>> begin DATA TO PROCESS
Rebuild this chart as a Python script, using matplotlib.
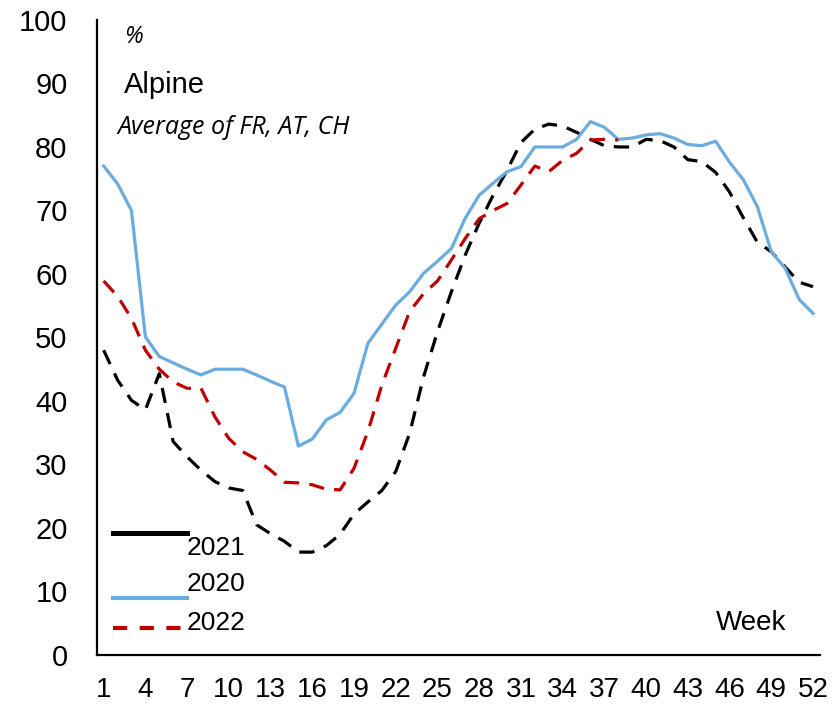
import matplotlib
matplotlib.use("Agg")
import matplotlib.pyplot as plt
from matplotlib.lines import Line2D
from matplotlib import font_manager

# ---------------- data ----------------
weeks = list(range(1, 53))
tick_weeks = [1, 4, 7, 10, 13, 16, 19, 22, 25, 28, 31, 34, 37, 40, 43, 46, 49, 52]
y_ticks = [0, 10, 20, 30, 40, 50, 60, 70, 80, 90, 100]

s2021 = [48.0, 43.3, 40.1, 38.6, 44.3, 33.6, 31.2, 29.1, 27.3, 26.3,
         25.9, 20.5, 19.1, 17.9, 16.2, 16.2, 17.2, 19.0, 22.2, 24.1,
         25.9, 28.9, 34.9, 43.8, 50.9, 57.2, 63.0, 68.0, 72.4, 76.3,
         80.7, 82.8, 83.6, 83.3, 82.3, 81.2, 80.2, 80.0, 80.0, 81.2,
         81.0, 80.0, 78.0, 77.7, 76.0, 72.9, 68.8, 65.0, 63.5, 61.1,
         58.7, 58.0]

s2020 = [77.0, 74.2, 70.0, 50.1, 47.0, 46.0, 45.0, 44.1, 45.0, 45.0,
         45.0, 44.1, 43.1, 42.2, 32.9, 34.0, 37.0, 38.2, 41.2, 49.1,
         52.1, 55.1, 57.2, 60.1, 62.0, 64.0, 68.8, 72.4, 74.3, 76.1,
         76.9, 80.0, 80.0, 80.0, 81.2, 84.0, 83.1, 81.2, 81.4, 81.9,
         82.1, 81.4, 80.4, 80.2, 80.9, 77.6, 74.8, 70.6, 63.5, 60.9,
         56.0, 53.8]

s2022 = [58.9, 56.5, 53.0, 48.0, 45.0, 43.0, 42.0, 42.0, 37.5, 34.1,
         32.0, 30.8, 29.1, 27.2, 27.1, 26.8, 26.1, 26.0, 29.4, 35.2,
         42.5, 48.3, 54.1, 56.9, 58.9, 62.2, 65.6, 68.7, 70.0, 71.1,
         74.0, 77.0, 76.1, 77.9, 79.0, 81.1, 81.2, 81.1]

# ---------------- fonts ----------------
avail = {f.name for f in font_manager.fontManager.ttflist}
narrow = ["Liberation Sans Narrow", "Liberation Sans"] if "Liberation Sans Narrow" in avail else ["Liberation Sans"]
regular = ["Liberation Sans", "DejaVu Sans"]
ital = ["Open Sans", "DejaVu Sans"]

plt.rcParams["font.family"] = regular

fig = plt.figure(figsize=(8.35, 7.08), dpi=100)
ax = fig.add_axes([0.1158, 0.0749, 0.8662, 0.8969])

c2021 = "#000000"
c2020 = "#6AACE0"
c2022 = "#C00000"
lw = 2.3

ax.plot(weeks, s2021, color=c2021, lw=lw, linestyle=(0, (4.8, 3.2)), zorder=2)
ax.plot(weeks, s2020, color=c2020, lw=lw, zorder=3)
ax.plot(weeks[:len(s2022)], s2022, color=c2022, lw=lw, linestyle=(0, (4.8, 3.2)), zorder=4)

ax.set_xlim(0.5, 52.5)
ax.set_ylim(0, 100)
ax.set_xticks(tick_weeks)
ax.set_xticklabels([str(t) for t in tick_weeks], fontfamily=narrow, fontsize=20)
ax.set_yticks(y_ticks)
ax.set_yticklabels([str(t) for t in y_ticks], fontfamily=regular, fontsize=21)
ax.tick_params(axis="x", length=0, pad=16)
ax.tick_params(axis="y", length=0, pad=21)

for s in ["top", "right"]:
    ax.spines[s].set_visible(False)
for s in ["left", "bottom"]:
    ax.spines[s].set_linewidth(1.6)
    ax.spines[s].set_color("black")

# titles / annotations
ax.text(0.038, 0.973, "%", transform=ax.transAxes, fontfamily=ital, style="italic",
        fontsize=17, va="center", ha="left")
ax.text(0.037, 0.898, "Alpine", transform=ax.transAxes, fontfamily=regular,
        fontsize=21, va="center", ha="left")
ax.text(0.029, 0.830, "Average of FR, AT, CH", transform=ax.transAxes, fontfamily=ital,
        style="italic", fontsize=18, va="center", ha="left")
ax.text(0.954, 0.050, "Week", transform=ax.transAxes, fontfamily=narrow,
        fontsize=20, va="center", ha="right")

# legend (manual, Excel-like)
leg = [("2021", c2021, "-", 0.192, 0.1685),
       ("2020", c2020, "-", 0.0898, 0.112),
       ("2022", c2022, (0, (3.4, 3.0)), 0.0425, 0.0504)]
for label, col, ls, yl, yt in leg:
    ax.add_line(Line2D([0.0225, 0.125], [yl, yl], transform=ax.transAxes,
                       color=col, lw=3.0 if label != "2021" else 3.6, linestyle=ls, clip_on=False))
    ax.text(0.125, yt, label, transform=ax.transAxes, fontfamily=narrow,
            fontsize=19, va="center", ha="left")

fig.savefig("out.png", dpi=100)
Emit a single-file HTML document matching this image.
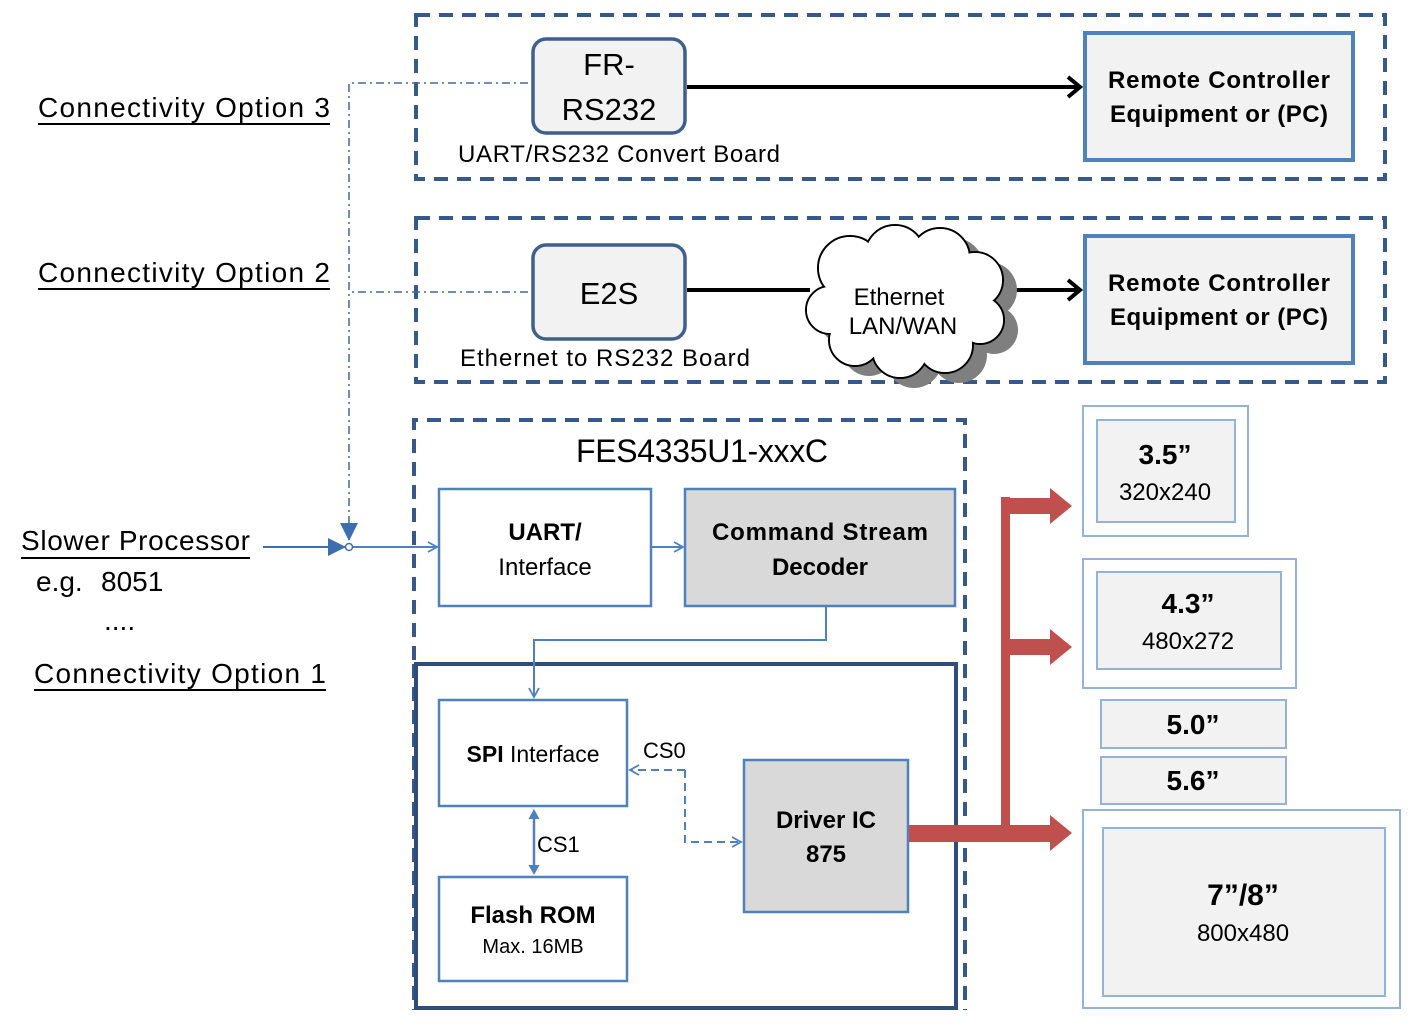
<!DOCTYPE html>
<html><head><meta charset="utf-8"><style>
html,body{margin:0;padding:0;background:#fff;width:1415px;height:1028px;overflow:hidden}
svg{display:block;font-family:"Liberation Sans",sans-serif}
</style></head><body>
<svg width="1415" height="1028" viewBox="0 0 1415 1028" xmlns="http://www.w3.org/2000/svg">
<defs>
<marker id="ob" markerWidth="12" markerHeight="12" refX="10" refY="6" orient="auto" markerUnits="userSpaceOnUse"><path d="M1,1 L10,6 L1,11" fill="none" stroke="#4f81bd" stroke-width="1.8"/></marker>
<marker id="obs" markerWidth="12" markerHeight="12" refX="6" refY="6" orient="auto-start-reverse" markerUnits="userSpaceOnUse"><path d="M1,1 L10,6 L1,11" fill="#4f81bd" stroke="#4f81bd" stroke-width="1"/></marker>
<marker id="fb" markerWidth="20" markerHeight="20" refX="17" refY="10" orient="auto" markerUnits="userSpaceOnUse"><path d="M0,1 L18,10 L0,19 Z" fill="#3d6fb0"/></marker>
<marker id="bk" markerWidth="24" markerHeight="24" refX="20" refY="12" orient="auto" markerUnits="userSpaceOnUse"><path d="M8,2 L20,12 L8,22" fill="none" stroke="#000" stroke-width="4"/></marker>
</defs>

<g fill="none" stroke="#35598a" stroke-width="4" stroke-dasharray="14,9">
<rect x="416" y="15" width="969" height="164"/>
<rect x="416" y="218" width="969" height="164"/>
<path d="M414,660 V420 H965 V1010"/>
</g>
<path d="M414,664 V1010" stroke="#35598a" stroke-width="4" stroke-dasharray="14,9"/>
<rect x="416" y="664" width="540" height="344" fill="none" stroke="#2e4d7b" stroke-width="4"/>

<g font-size="28" fill="#000">
<text x="38" y="117" textLength="292">Connectivity Option 3</text>
<text x="38" y="282" textLength="292">Connectivity Option 2</text>
<text x="21" y="550" textLength="229">Slower Processor</text>
<text x="36" y="591">e.g.</text>
<text x="101" y="591">8051</text>
<text x="104" y="630">....</text>
<text x="34" y="683" textLength="292">Connectivity Option 1</text>
</g>
<g stroke="#000" stroke-width="2">
<line x1="38" y1="124" x2="330" y2="124"/><line x1="38" y1="289" x2="330" y2="289"/>
<line x1="21" y1="558" x2="250" y2="558"/><line x1="34" y1="690" x2="326" y2="690"/>
</g>

<g stroke="#3f6a9e" stroke-width="1.5" fill="none" stroke-dasharray="8,4,2,4">
<path d="M528,83 H349 V530"/>
<path d="M528,292 H349"/>
</g>
<path d="M349,528 V540" stroke="#3d6fb0" stroke-width="2" marker-end="url(#fb)"/>
<line x1="263" y1="547" x2="345" y2="547" stroke="#3d6fb0" stroke-width="2" marker-end="url(#fb)"/>
<line x1="352" y1="547" x2="437" y2="547" stroke="#4f81bd" stroke-width="2" marker-end="url(#ob)"/>
<circle cx="349" cy="547" r="3.5" fill="#fff" stroke="#3d6fb0" stroke-width="1.5"/>

<rect x="533" y="39" width="152" height="94" rx="13" fill="#f2f2f2" stroke="#3f5f8f" stroke-width="3.5"/>
<text x="609" y="75" font-size="31" text-anchor="middle">FR-</text>
<text x="609" y="120" font-size="31" text-anchor="middle">RS232</text>
<text x="458" y="162" font-size="24" textLength="322">UART/RS232 Convert Board</text>
<line x1="687" y1="87" x2="1080" y2="87" stroke="#000" stroke-width="4" marker-end="url(#bk)"/>
<rect x="1085" y="33" width="268" height="127" fill="#f2f2f2" stroke="#4f81bd" stroke-width="4"/>
<text x="1219" y="88" font-size="24" font-weight="bold" text-anchor="middle" textLength="222">Remote Controller</text>
<text x="1219" y="122" font-size="24" font-weight="bold" text-anchor="middle" textLength="218">Equipment or (PC)</text>

<rect x="533" y="245" width="152" height="94" rx="13" fill="#f2f2f2" stroke="#3f5f8f" stroke-width="3.5"/>
<text x="609" y="304" font-size="31" text-anchor="middle">E2S</text>
<text x="460" y="366" font-size="24" textLength="290">Ethernet to RS232 Board</text>
<line x1="687" y1="290" x2="810" y2="290" stroke="#000" stroke-width="4"/>
<line x1="1015" y1="290" x2="1080" y2="290" stroke="#000" stroke-width="4" marker-end="url(#bk)"/>
<g transform="translate(14,10)" fill="#7f7f7f">
<circle cx="850" cy="268" r="32"/><circle cx="895" cy="255" r="30"/><circle cx="940" cy="258" r="30"/><circle cx="975" cy="280" r="28"/><circle cx="980" cy="320" r="24"/><circle cx="945" cy="345" r="28"/><circle cx="900" cy="350" r="28"/><circle cx="855" cy="340" r="26"/><circle cx="830" cy="310" r="24"/><ellipse cx="905" cy="305" rx="70" ry="55"/>
</g>
<g fill="#fff" stroke="#000" stroke-width="2">
<circle cx="850" cy="268" r="32"/><circle cx="895" cy="255" r="30"/><circle cx="940" cy="258" r="30"/><circle cx="975" cy="280" r="28"/><circle cx="980" cy="320" r="24"/><circle cx="945" cy="345" r="28"/><circle cx="900" cy="350" r="28"/><circle cx="855" cy="340" r="26"/><circle cx="830" cy="310" r="24"/>
</g>
<g fill="#fff">
<circle cx="850" cy="268" r="31"/><circle cx="895" cy="255" r="29"/><circle cx="940" cy="258" r="29"/><circle cx="975" cy="280" r="27"/><circle cx="980" cy="320" r="23"/><circle cx="945" cy="345" r="27"/><circle cx="900" cy="350" r="27"/><circle cx="855" cy="340" r="25"/><circle cx="830" cy="310" r="23"/><ellipse cx="905" cy="305" rx="72" ry="56"/>
</g>
<text x="899" y="305" font-size="24" text-anchor="middle">Ethernet</text>
<text x="903" y="334" font-size="24" text-anchor="middle">LAN/WAN</text>
<rect x="1085" y="236" width="268" height="127" fill="#f2f2f2" stroke="#4f81bd" stroke-width="4"/>
<text x="1219" y="291" font-size="24" font-weight="bold" text-anchor="middle" textLength="222">Remote Controller</text>
<text x="1219" y="325" font-size="24" font-weight="bold" text-anchor="middle" textLength="218">Equipment or (PC)</text>

<text x="702" y="462" font-size="32" text-anchor="middle" textLength="252">FES4335U1-xxxC</text>
<rect x="439" y="489" width="212" height="117" fill="#fff" stroke="#4f81bd" stroke-width="2.5"/>
<text x="545" y="540" font-size="24" font-weight="bold" text-anchor="middle">UART/</text>
<text x="545" y="575" font-size="24" text-anchor="middle">Interface</text>
<line x1="652" y1="547" x2="683" y2="547" stroke="#4f81bd" stroke-width="2" marker-end="url(#ob)"/>
<rect x="685" y="489" width="270" height="117" fill="#d9d9d9" stroke="#4f81bd" stroke-width="2.5"/>
<text x="820" y="540" font-size="24" font-weight="bold" text-anchor="middle" textLength="216">Command Stream</text>
<text x="820" y="575" font-size="24" font-weight="bold" text-anchor="middle">Decoder</text>
<path d="M826,607 V640 H534 V697" fill="none" stroke="#4f81bd" stroke-width="2" marker-end="url(#ob)"/>

<rect x="439" y="700" width="188" height="106" fill="#fff" stroke="#4f81bd" stroke-width="2.5"/>
<text x="533" y="762" font-size="23" text-anchor="middle"><tspan font-weight="bold">SPI</tspan> Interface</text>
<text x="643" y="758" font-size="22">CS0</text>
<path d="M685,770 V842 H741" fill="none" stroke="#4f81bd" stroke-width="2" stroke-dasharray="8,5" marker-end="url(#ob)"/>
<path d="M685,770 H630" fill="none" stroke="#4f81bd" stroke-width="2" stroke-dasharray="8,5" marker-end="url(#ob)"/>
<line x1="534" y1="814" x2="534" y2="870" stroke="#4f81bd" stroke-width="2.5" marker-start="url(#obs)" marker-end="url(#obs)"/>
<text x="537" y="852" font-size="22">CS1</text>
<rect x="439" y="877" width="188" height="104" fill="#fff" stroke="#4f81bd" stroke-width="2.5"/>
<text x="533" y="923" font-size="24" font-weight="bold" text-anchor="middle">Flash ROM</text>
<text x="533" y="953" font-size="20" text-anchor="middle">Max. 16MB</text>
<rect x="744" y="760" width="164" height="152" fill="#d9d9d9" stroke="#4f81bd" stroke-width="2.5"/>
<text x="826" y="828" font-size="24" font-weight="bold" text-anchor="middle">Driver IC</text>
<text x="826" y="862" font-size="24" font-weight="bold" text-anchor="middle">875</text>

<g fill="#c0504d">
<rect x="909" y="825" width="142" height="17"/>
<path d="M1050,815 L1072,833 L1050,851 Z"/>
<rect x="1001" y="497" width="9" height="340"/>
<rect x="1001" y="498" width="50" height="16"/>
<path d="M1050,488 L1072,506 L1050,524 Z"/>
<rect x="1001" y="639" width="50" height="16"/>
<path d="M1050,629 L1072,647 L1050,665 Z"/>
</g>

<g stroke="#95b3d7" stroke-width="2" fill="#f2f2f2">
<rect x="1083" y="406" width="165" height="130" fill="#fff"/>
<rect x="1097" y="420" width="138" height="102"/>
<rect x="1083" y="559" width="213" height="129" fill="#fff"/>
<rect x="1097" y="572" width="184" height="97"/>
<rect x="1101" y="700" width="185" height="48"/>
<rect x="1101" y="757" width="185" height="47"/>
<rect x="1083" y="810" width="317" height="198" fill="#fff"/>
<rect x="1103" y="828" width="282" height="168"/>
</g>
<g text-anchor="middle">
<text x="1165" y="464" font-size="28" font-weight="bold">3.5”</text>
<text x="1165" y="500" font-size="24">320x240</text>
<text x="1188" y="613" font-size="28" font-weight="bold">4.3”</text>
<text x="1188" y="649" font-size="24">480x272</text>
<text x="1193" y="734" font-size="28" font-weight="bold">5.0”</text>
<text x="1193" y="790" font-size="28" font-weight="bold">5.6”</text>
<text x="1243" y="905" font-size="30" font-weight="bold">7”/8”</text>
<text x="1243" y="941" font-size="24">800x480</text>
</g>
</svg>
</body></html>
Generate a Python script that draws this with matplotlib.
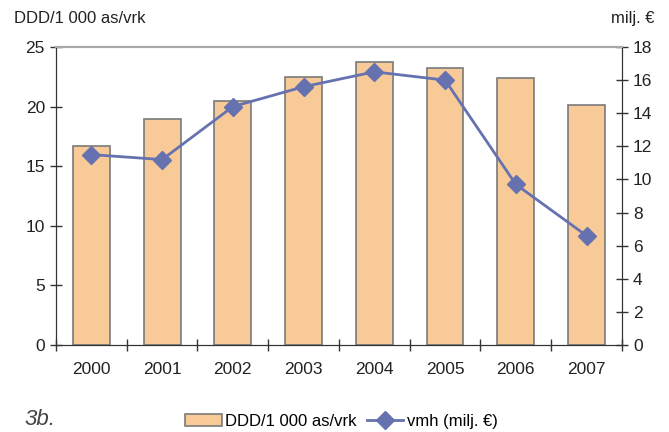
>> end DATA TO PROCESS
WHAT THIS TASK INVOLVES: Repeat only the lines between the top of the entries above and the line containing "80, 90, 100]", both ends included, without the pictures.

ANSWER TO THIS TASK:
Rebuild this chart as a Python script, using matplotlib.
import matplotlib
matplotlib.use("Agg")
import matplotlib.pyplot as plt
from matplotlib.lines import Line2D
from matplotlib import font_manager

# ---------------- data ----------------
weeks = list(range(1, 53))
tick_weeks = [1, 4, 7, 10, 13, 16, 19, 22, 25, 28, 31, 34, 37, 40, 43, 46, 49, 52]
y_ticks = [0, 10, 20, 30, 40, 50, 60, 70, 80, 90, 100]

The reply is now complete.